I woke up one Wednesday morning in May to a sound you just don't expect to hear in your motel room - a diesel engine and the occasional creaking of steel tracks punctuated with periodic crashing noises like heavy objects falling into a steel box. At first I thought the TV must have come on all by itself, to a rerun of Kelly's Heroes. What I discovered was far more entertaining.



I soon wound up with my coffee in a little gazebo on the Howard Johnson grounds watching a man work his craft with a Cat 320 trackhoe, demolishing and loading the rubble of one of the three buildings. This turned out to be the best show in town, by far the best entertainment I found in a week-long trip. I had to laugh at myself because I had flown all the way from Texas to New York to see some sights and visit a few friends but here I was spending as much time as possible watching a man I didn't know tear down part of my motel.
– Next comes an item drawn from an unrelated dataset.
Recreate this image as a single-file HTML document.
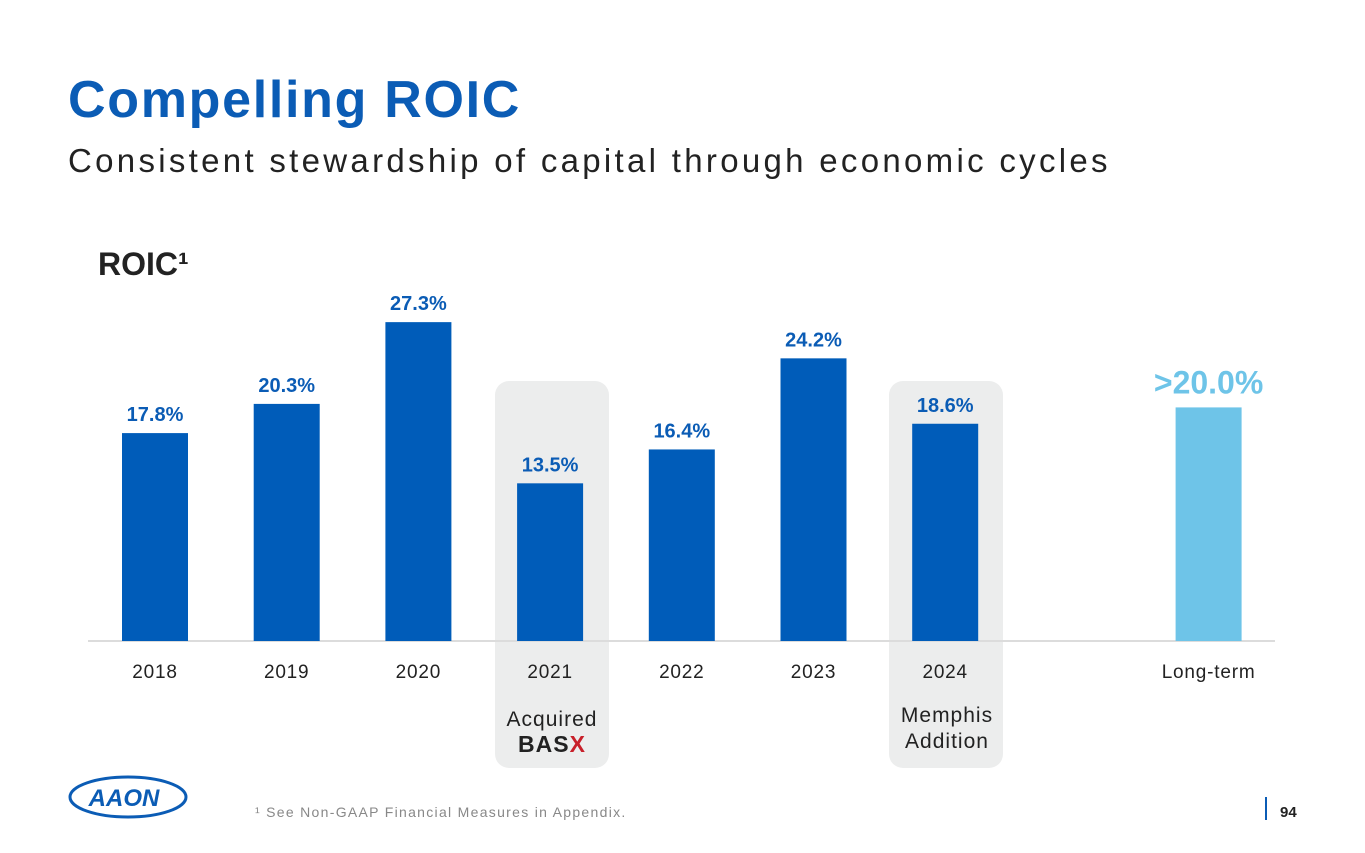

The little boy in many of us is enchanted with the old notion of peeking through the cracks of the construction zone to watch the steam shovel, you know? But this was far more than that. I was witnessing the perfect melding of man and machine to such an extent that the trackhoe almost became a living organic thing, diving into the pile of concrete & scooping up chunks of rock, sifting out the dirt and then swinging around to smooth the load across the length of the dump truck so delicately you would have thought he might be spreading butter on a slice of bread. Then without any noticeable pause the towering boom would sweep 180 back to the target, flexing and swooping back down to pluck a random stick of twisted pipe aside before selecting the next slab to spin into the waiting truck. All this was done with a rhythm and precision that was both captivating and deceiving; Larry made it all look so natural and easy that I began to feel that I should be able to do it myself; he sat back in his chair, completely absorbed but relaxed and smiling, a happy warrior in full command of his forces and the trackhoe was truly an extension of his will. He worked at a pace that was fast but unhurried; there was a sense of deliberate unruffled urgency but never any sense of strain. He made me think that he could pluck a quarter from the pile and hand me two dimes and five pennies. When he was done, the building site was so clean and neat you could imagine there was never a building there - as the ad says - "like it never even happened."
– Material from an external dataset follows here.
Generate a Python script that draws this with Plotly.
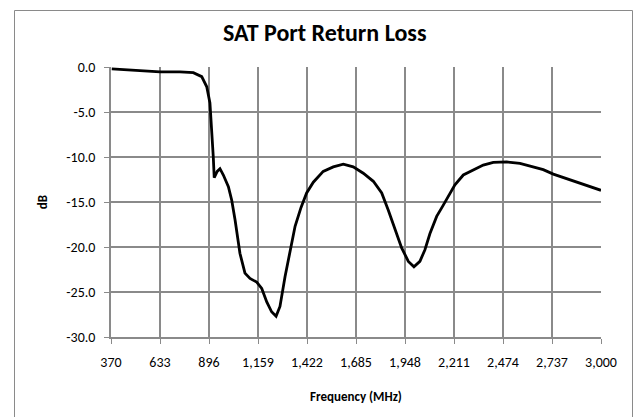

So I rushed to the gazebo with coffee and camera every morning; I brought lunch to the gazebo at noon, I watched as the light dwindled in the evening. I hesitate to use some of the words that came to my mind for fear of sounding silly but it truly was exhilarating and uplifting to watch the performance of Larry Pierce at work. Sometimes I wanted to cheer. The show went on for 4 days and I spent more time watching it than I did doing anything else. I felt inspired in a way - not to rush out to the Cat dealer to price out a 320 or anything quite that foolish - but I did feel moved to try harder to become a little bit better at the ordinary things that I usually do. I'm sure it will probably wear off pretty soon but I was gladdened and grateful to just be on the sidelines of this game. It was a jaw dropping exhibition of skill, a joyous symphony of demolition. It was performance art done in a medium where most men would struggle and falter. The pace and the grace of it was almost unthinkable to me but then I never knew that a trackhoe could dance. In the hands of a master, it can also sing. And watching it can make me feel happy.